Proses musrenbang gampong ibarat mengurai benang kusut, memasukkan ke dalam lubang jarum dan menjadikan selembar kain rajutan yang indah. Perhatikan bagaimana aturan memandu gampong untuk melaksanakan hal tersebut. Pada Paragraf 4 Permendagri Nomor 114 Tahun 2014 tentang Pedoman Pembangunan Desa, diuraikan dengan amat rinci tentang teknis pengkajian keadaan desa yang berangkat dari data dan penggalian gagasan masyarakat. Gampong harus bersabar untuk menemukenali potensi dan peluang pendayagunaan sumber daya yang ada, serta permasalahan terkini yang sedang dihadapi oleh gampong. Tahapan tersebut akan sangat membantu gampong untuk melahirkan rencana kegiatan yang sangat prioritas, tidak hanya sekadar agar Dana Desa terserap tetapi juga kegiatan yang menjadi solusi.

Pedoman Teknis Penggunaan Dana Desa

Ketiga, pedoman teknis penggunaan Dana Desa. Pada setiap Peraturan Menteri Desa PDTT selalu tersebut satu pasal yang memberikan wewenang bagi pemerintah kabupaten/kota untuk menyusun pedoman teknis penggunaan Dana Desa. Pedoman tersebut disusun dengan mempertimbangkan kebutuhan desa, karakteristik wilayah dan kearifan lokal desa, dan keterbatasan waktu penyelenggaraan perencanaan pembangunan desa. Penting untuk menjadi perhatian bagi desa agar cermat dalam memperhatikan pedoman teknis tersebut, dikarenakan setiap desa memiliki tipologi dan potensi yang berbeda-beda. Apabila hal ini kurang dipertimbangkan, bukan tidak mungkin Dana Desa dialokasikan untuk hal-hal yang non prioritas.

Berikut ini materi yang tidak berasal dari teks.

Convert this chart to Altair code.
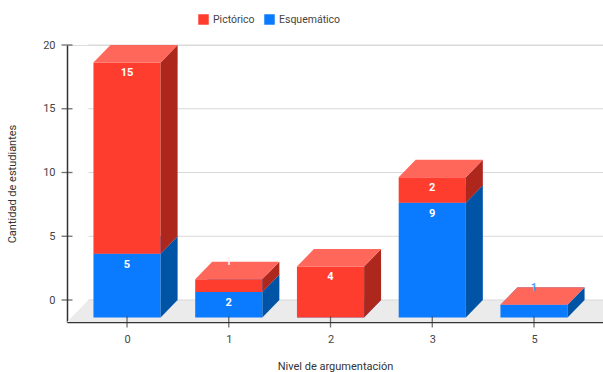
import altair as alt
import pandas as pd

# ---- data ----
levels = ["0", "1", "2", "3", "5"]
series_names = ["Esquemático", "Pictórico"]          # stacking order (bottom -> top)
esquematico = [5, 2, 0, 9, 1]
pictorico = [15, 1, 4, 2, 0]
y_ticks = [0, 5, 10, 15, 20]

# ---- style ----
RED, RED_TOP, RED_SIDE = "#ff3d2e", "#ff675b", "#ad271d"
BLUE, BLUE_TOP, BLUE_SIDE = "#0a7bff", "#4a9cff", "#0054a6"
FONT = "Roboto"
faces = {
    "Esquemático": (BLUE, BLUE_TOP, BLUE_SIDE, "#4f9fff"),
    "Pictórico": (RED, RED_TOP, RED_SIDE, "#fff0ee"),
}

# geometry in data units (3D depth effect)
XMIN, XMAX = -0.59, 4.678
YMIN, YMAX = -1.725, 20
HW = 0.33        # half width of a bar's front face
DX = 0.167       # depth, horizontal
DY = 1.38        # depth, vertical
FDX = 0.21       # floor depth, horizontal

xs = alt.Scale(domain=[XMIN, XMAX], nice=False, zero=False)
ys = alt.Scale(domain=[YMIN, YMAX], nice=False, zero=False)

AX_Y = alt.Axis(values=y_ticks, grid=False, ticks=False, domain=True,
                domainColor="#333333", domainWidth=1.5,
                labelFont=FONT, labelFontSize=11, labelColor="#444444",
                labelPadding=12, title="Cantidad de estudiantes",
                titleFont=FONT, titleFontSize=11, titleFontWeight="normal",
                titleColor="#333333", titlePadding=25)
AX_X = alt.Axis(values=list(range(len(levels))), grid=False, ticks=False,
                domain=True, domainColor="#333333", domainWidth=1.5,
                labelExpr="%s[datum.value]" % str(levels),
                labelFont=FONT, labelFontSize=11, labelColor="#444444",
                labelPadding=11, title="Nivel de argumentación",
                titleFont=FONT, titleFontSize=11, titleFontWeight="normal",
                titleColor="#333333", titlePadding=16)


def X(f, **kw):
    return alt.X(f, type="quantitative", scale=xs, axis=AX_X, **kw)


def Y(f, **kw):
    return alt.Y(f, type="quantitative", scale=ys, axis=AX_Y, stack=None, **kw)


values = {"Esquemático": esquematico, "Pictórico": pictorico}

front_rows, side_rows, top_rows, label_rows = [], [], [], []
for i, lv in enumerate(levels):
    base = 0
    for s in series_names:
        v = values[s][i]
        start, end = base, base + v
        base = end
        seg = f"{lv}-{s}"
        front_rows.append(dict(series=s, seg=seg, x=i - HW, x2=i + HW, y=start - DY, y2=end - DY))
        side_rows += [
            dict(series=s, seg=seg, x=i + HW, y=start - DY, y2=end - DY),
            dict(series=s, seg=seg, x=i + HW + DX, y=start, y2=end),
        ]
        top_rows += [
            dict(series=s, seg=seg, y=end - DY, x=i - HW, x2=i + HW),
            dict(series=s, seg=seg, y=end, x=i - HW + DX, x2=i + HW + DX),
        ]
        if v > 0:
            if v >= 2:
                ly, col = end - DY - 0.85, "#ffffff"
            else:
                ly, col = end - DY + 1.35, faces[s][3]
            label_rows.append(dict(x=i, y=ly, txt=str(v), col=col))

front_df = pd.DataFrame(front_rows)
side_df = pd.DataFrame(side_rows)
top_df = pd.DataFrame(top_rows)
label_df = pd.DataFrame(label_rows)

# floor, grid and axes
floor_df = pd.DataFrame([
    dict(y=YMIN, x=XMIN, x2=XMAX),
    dict(y=0, x=XMIN + FDX, x2=XMAX),
])
floor = alt.Chart(floor_df).mark_area(orient="horizontal", color="#ebebeb").encode(
    y=Y("y:Q"), x=X("x:Q"), x2="x2:Q")

grid_df = pd.DataFrame({"y": y_ticks, "x": XMIN + FDX, "x2": XMAX})
grid = alt.Chart(grid_df).mark_rule(color="#d9d9d9", strokeWidth=1).encode(
    x=X("x:Q"), x2="x2:Q", y=Y("y:Q"))

ytick_df = pd.DataFrame({"y": y_ticks, "x": XMIN})
yticks = alt.Chart(ytick_df).mark_tick(orient="horizontal", size=11, thickness=1.3,
                                       color="#333333").encode(x=X("x:Q"), y=Y("y:Q"))
xtick_df = pd.DataFrame({"x": list(range(len(levels))), "y": YMIN})
xticks = alt.Chart(xtick_df).mark_tick(orient="vertical", size=11, thickness=1.3,
                                       color="#333333").encode(x=X("x:Q"), y=Y("y:Q"))

legend = alt.Legend(orient="none", legendX=131, legendY=-31, direction="horizontal",
                    title=None, symbolType="square", symbolSize=110, symbolStrokeWidth=0,
                    labelFont=FONT, labelFontSize=10.5, labelColor="#444444",
                    columnPadding=9, symbolOffset=0)
color_scale = alt.Scale(domain=["Pictórico", "Esquemático"], range=[RED, BLUE])

layers = [floor, grid]
for s in series_names:
    front_c, top_c, side_c, _ = faces[s]
    layers.append(
        alt.Chart(front_df[front_df.series == s]).mark_rect().encode(
            x=X("x:Q"), x2="x2:Q", y=Y("y:Q"), y2="y2:Q",
            color=alt.Color("series:N", scale=color_scale, legend=legend))
    )
    layers.append(
        alt.Chart(side_df[side_df.series == s]).mark_area(orient="vertical", color=side_c).encode(
            x=X("x:Q"), y=Y("y:Q"), y2="y2:Q", detail="seg:N")
    )
    layers.append(
        alt.Chart(top_df[top_df.series == s]).mark_area(orient="horizontal", color=top_c).encode(
            y=Y("y:Q"), x=X("x:Q"), x2="x2:Q", detail="seg:N")
    )

labels = alt.Chart(label_df).mark_text(font=FONT, fontSize=11, fontWeight="bold",
                                       baseline="middle", align="center").encode(
    x=X("x:Q"), y=Y("y:Q"), text="txt:N", color=alt.Color("col:N", scale=None))

layers += [labels, yticks, xticks]

chart = alt.layer(*layers).properties(
    width=536, height=277,
    autosize=alt.AutoSizeParams(type="none"),
    padding={"left": 67, "top": 45, "right": 0, "bottom": 50},
).configure_view(stroke=None).configure(background="white")

chart.save("out.html", embed_options={"renderer": "svg", "actions": False})
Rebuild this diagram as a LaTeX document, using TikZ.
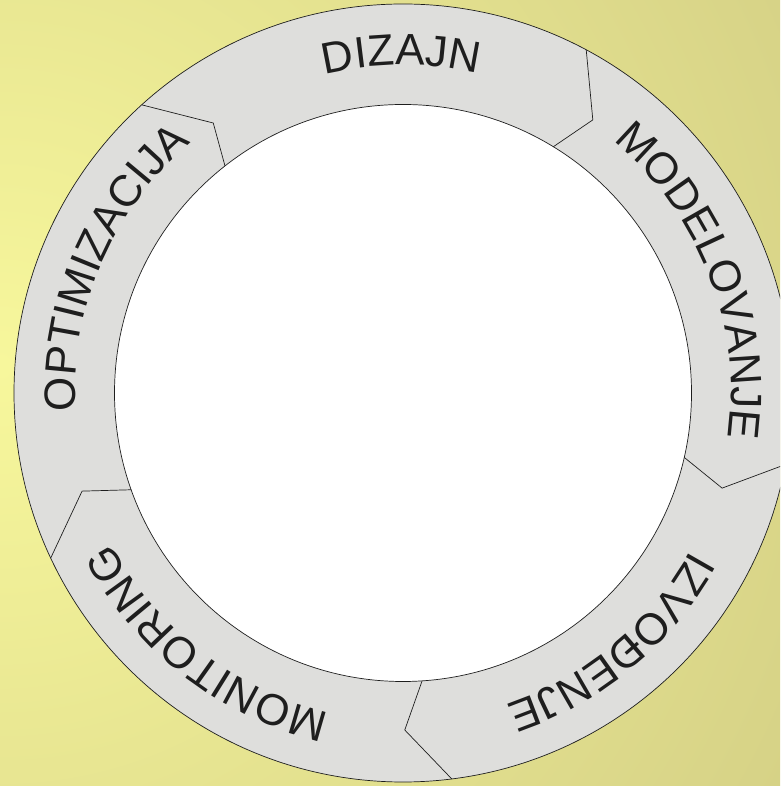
\documentclass[tikz,border=0pt]{standalone}
\usepackage{fontspec}
\newfontfamily\labfont{Liberation Sans}
\usetikzlibrary{decorations.text}
\definecolor{bgin}{HTML}{F7F79C}
\definecolor{bgout}{HTML}{D0CB82}
\definecolor{ringgray}{HTML}{DEDEDC}
\definecolor{inkc}{HTML}{1E1E1E}
\tikzset{
  ringline/.style={draw=inkc, line width=0.7pt},
  sepline/.style={draw=inkc, line width=0.7pt, line join=miter},
  arclabel/.style={decorate, decoration={text along path, text align=center,
      text color=inkc, text={|\labfont\fontsize{44}{50}\selectfont|#1}}}
}
\begin{document}
\begin{tikzpicture}[x=1pt,y=1pt]
\useasboundingbox (0,0) rectangle (780,786);
\clip (0,0) rectangle (780,786);
% background
\shade[inner color=bgin, outer color=bgout] (0,420) circle (1050);
\coordinate (C) at (403,393);
% ring
\draw[ringline, fill=ringgray] (C) circle (389);
\draw[ringline, fill=white] (C) circle (288.5);
% separators (chevrons)
\foreach \n/\ao/\av/\rv/\ai in {1/132.2/125.1/330/128.1,
                               2/61.9/55.2/332.6/58.6,
                               3/-10.6/-16.6/333/-12.9,
                               4/-82.8/-89.7/337/-86.2,
                               5/205.1/197/335.6/199.6}{
  \path (C) ++(\ao:389) coordinate (o\n)
        (C) ++(\av:\rv) coordinate (v\n)
        (C) ++(\ai:288.5) coordinate (i\n);
  \draw[sepline] (o\n) -- (v\n) -- (i\n);
}
% labels along the ring (clockwise, tops outward)
\path (C) ++(130.3:328) coordinate (s1);
\path[arclabel=DIZAJN] (s1) arc[start angle=130.3, end angle=50.3, radius=328];
\path (C) ++(61.2:328) coordinate (s2);
\path[arclabel=MODELOVANJE] (s2) arc[start angle=61.2, end angle=-18.8, radius=328];
\path (C) ++(-10.2:328) coordinate (s3);
\path[arclabel=IZVOĐENJE] (s3) arc[start angle=-10.2, end angle=-90.2, radius=328];
\path (C) ++(-87.9:328) coordinate (s4);
\path[arclabel=MONITORING] (s4) arc[start angle=-87.9, end angle=-167.9, radius=328];
\path (C) ++(196.7:328) coordinate (s5);
\path[arclabel=OPTIMIZACIJA] (s5) arc[start angle=196.7, end angle=116.7, radius=328];
\end{tikzpicture}
\end{document}
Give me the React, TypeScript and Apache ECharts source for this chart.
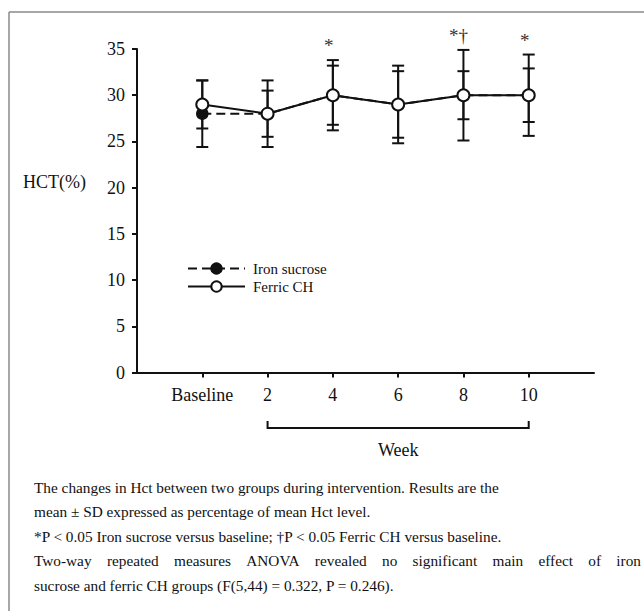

Oleh sebab itu, gampong-gampong di Aceh tidak perlu berharap bahwa pedoman teknis tersebut bertentangan dengan peraturan menteri. Sama sekali tidak. Justru prioritas pada bidang pembangunan dan pemberdayaan masyarakat itulah yang kemudian diuraikan menjadi turunan-turunan yang lebih teknis sesuai dengan kondisi masing-masing kabupaten/kota. Selama ketentuan itu ditata dengan baik, tentu akan memberi kemudahan bagi gampong untuk menentukan kegiatan prioritas yang cocok. Pun demikian, pemerintah daerah mesti memahami apabila ada prioritas kegiatan yang tidak masuk ke dalam rencana kerja untuk dibiayai dengan Dana Desa, tentunya setelah disepakati pada musrenbang dan melewati proses evaluasi oleh pemerintah daerah.

Pilihan atau Paksaan?

Berdasarkan analisa yang telah diuraikan, pendapat saya lebih condong bahwa prioritas penggunaan Dana Desa merupakan pilihan. Desa ibarat seorang pemuda yang beranjak dewasa dan ingin hidup mandiri setelah menikah. Tugas kita adalah membantu mewujudkan kemandirian tersebut tanpa mengekang sikap desa, namun tetap dalam koridor yang tertib dan indah. Bagaimana menurut anda? Apakah prioritas Dana Desa merupakan pilihan yang dipaksakan, atau terpaksa untuk memilih?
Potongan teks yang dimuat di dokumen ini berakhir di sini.